Between Bonds I’d indulge my female adolescent spy fantasties watching my favorite TV secret agents. The Man From U.N.C.L.E., Mission Impossible, I Spy, even the comedy series Get Smart, and cross-genreWild, Wild West were network must-see TV for me back in the day.
But I’ve always thought that the British really did the genre justice—even on television. After all, the Brits spawned an entire generation of great spy novelists in addition to 007′s creator Ian Fleming. So it is no surpise that they also really knew how to produce memorable teleivsion espionage series like Secret Agent, The Prisoner, and The Avengers. U.K. production company ITC brought many of these series to the U.S. along with other British television that went on to attain cult status, including Man in a Suitcase.
Premiering here in 1968, the show immediately captured my interest; I remember being fascinated by the central character—the enigmatic (and quite dashing) loner known only as “McGill.” The series lasted only one season (30 episodes), but Acorn Media, the company responsible for bringing much British classic film and TV to DVD (and to America) is releasing the first 13 episodes of Man in a Suitcase January 25.
Richard Bradford (The Untouchables) plays McGill, a former U.S. intelligence agent forced to resign for reasons to which we’re not privy at first. But we learn in episode six (“Man from the Dead,” originally intended as the series pilot) that six years earlier, McGill had been accused of aiding a French scientist (LaFarbe) defect to the Russians. He stood down, declining to interfere, when he might have prevented the scientist from crossing over to the other side.
There are suggestions throughout the first several episodes that McGill is indeed a traitor. But we learn that LaFarbe is actually a double agent working for British and American intelligence services while serving in the highest levels of the Soviet scientific community. The only man who knows the truth—that McGill is merely the fall guy for the operation—has been missing and presumed dead for six years—since just after LaFarbe’s “defection.”

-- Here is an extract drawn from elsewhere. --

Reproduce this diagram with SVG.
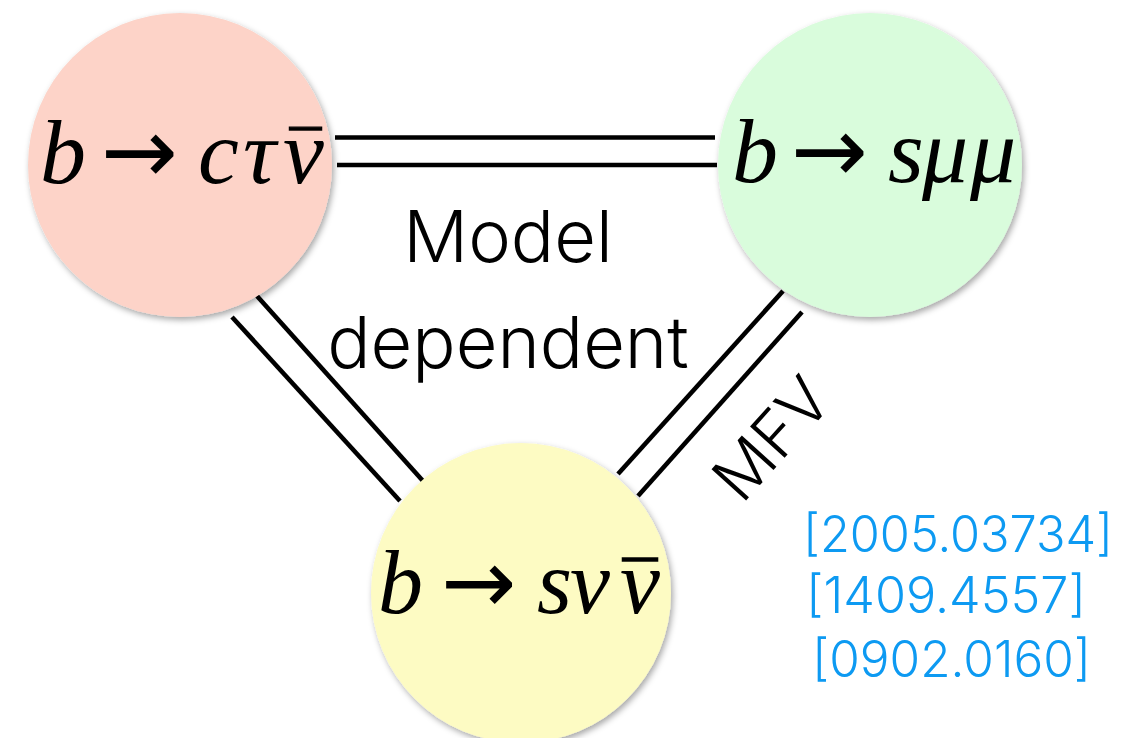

Because this reveal happens in the series pilot, the show’s creators evidently wanted this information to inform our understanding of both the character and the series. But because we’re in the dark until episode six due to the reordering, some of the earlier episodes don’t make as much sense as they might otherwise have. McGill is a traitor, but he’s allowed to operate freely in Europe (and even do assignments for the Americans). But why? It’s not clear until you know the back story provided by episode six. I strongly suggest watching the pilot “Man from the Dead” first—then commence with the rest.
Even after it’s clear that the Americans believe McGill isn’t a traitor, it really makes no difference. To clear McGill would mean endangering LaFabre. So like the quintessential stoic cold warrior, McGill sucks it up and carries on.
The LaFabre incident leaves McGill without a country, without money and without much of a future. He works as a private investigator and even as a bounty hunter for money: a much-disdained, disgraced hired gun.
McGill cuts a fairly tragic figure. Perpetually in danger, he can’t sustain a relationship without also endangering his partners. So although he tries to reconnect with women he’s loved in the past, he always ends up alone. He’s cynical and brooding, yet you can sense an underlying heroism and nobility, which comes through when he endangers himself to save the life or family relationship of someone else.
The prematurely gray American actor Richard Bradford (who was only in his 30s when the show aired) is great as McGill, bringing the right amount of bravado and gravitas to the man without a country, living out of a tattered brown leather suitcase. His McGill often gets beat up, left unconscious and bleeding on the pavement. Bradford insisted on this sort of realism: his character is not involved in pretty game of martinis and easy women (well maybe the easy women part). The work is dangerous and people get hurt. And McGill gets hurt in nearly every episode, hiring himself out to do both private investigative work—and some intelligence work on behalf of the Americans and U.K.